I’ve been with the Central Bank of Japan for four years, and I’ve held a few different positions. Most recently, I served as an analyst in the Financial System and Bank Examination Department, and I quickly realized that I would benefit from a deeper understanding of international markets, global finance, and the interconnectedness of central banks across countries.
I came to Yale SOM to learn from the most knowledgeable experts in the world when it comes to financial crises, like Timothy Geithner, Andrew Metrick and Bill English. After the Global Financial Crisis in 2008, as well as the Japanese asset bubble crisis in the 1990s, it has become particularly apparent how critical regulation and supervision are for financial stability.
The Systemic Risk curriculum is well thought out, exposing us to diverse topics related to current policy issues. Macroprudential Policy, a course co-taught by four professors, all with central bank and crisis fighting experience, is one of my favorite courses. They pushed us to ask a lot of questions and to look at regulation with a macro-perspective. It made me think about my own jurisdiction, and new ideas that could be applied.
My classmates are very diverse. We’re all interested in systemic risk, but the paths we’ve taken are quite different. One classmate has been working in crisis management, while others are experienced in statistics and accounting. There are some who’ve been bank inspectors. They were all affected by the most recent crisis, but their central banks’ institutional designs and responses have been very different.
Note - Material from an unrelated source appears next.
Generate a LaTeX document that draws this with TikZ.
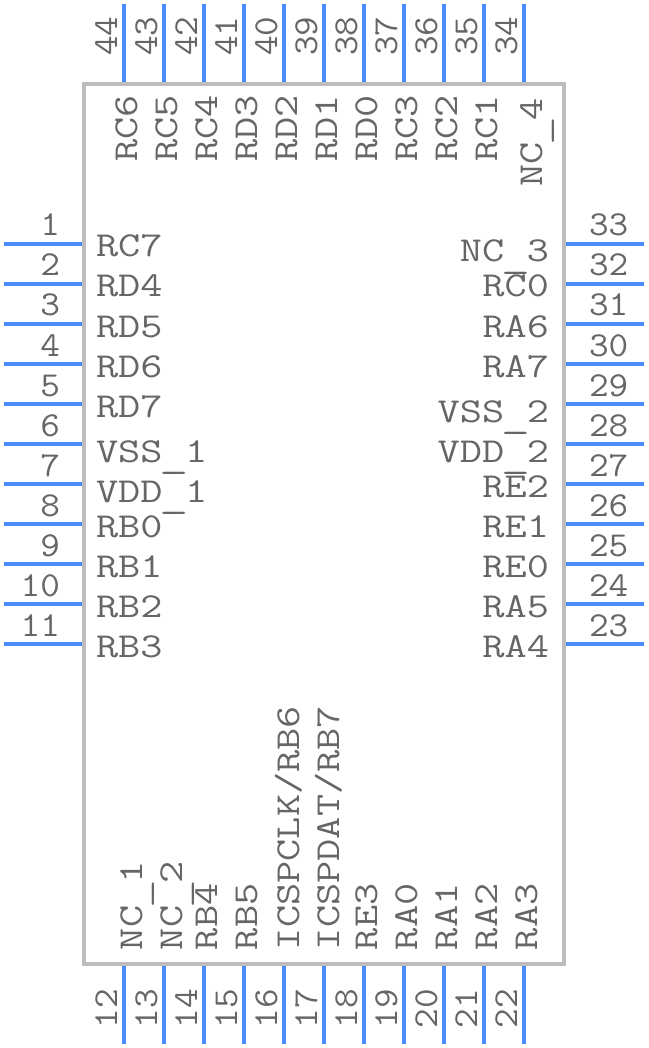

I was used to viewing things from my own perspective, based on my career at Bank of Japan. Now I’ve realized that every country’s financial structure is different. An approach that fits one country may not necessarily be appropriate for another. Hearing these viewpoints shared firsthand by people who’ve lived them has been super helpful. I’m looking forward to keeping in touch with my classmates, both professionally and personally. We’ll all be working on the financial stability problems of tomorrow.
When you come from a central bank environment, most of the time, you work with fellow central bankers and you get used to approaching issues in a certain way. But at Yale SOM, I’ve interacted with PhD students, MBAs, and undergraduates taking courses here. In talking to students who work in impact investing or who are interested in social mobility, I’ve started to think more about how decisions made by central banks go far beyond the banking sector. To me, that has been the beauty of Yale—you’re introduced to a truly diverse community.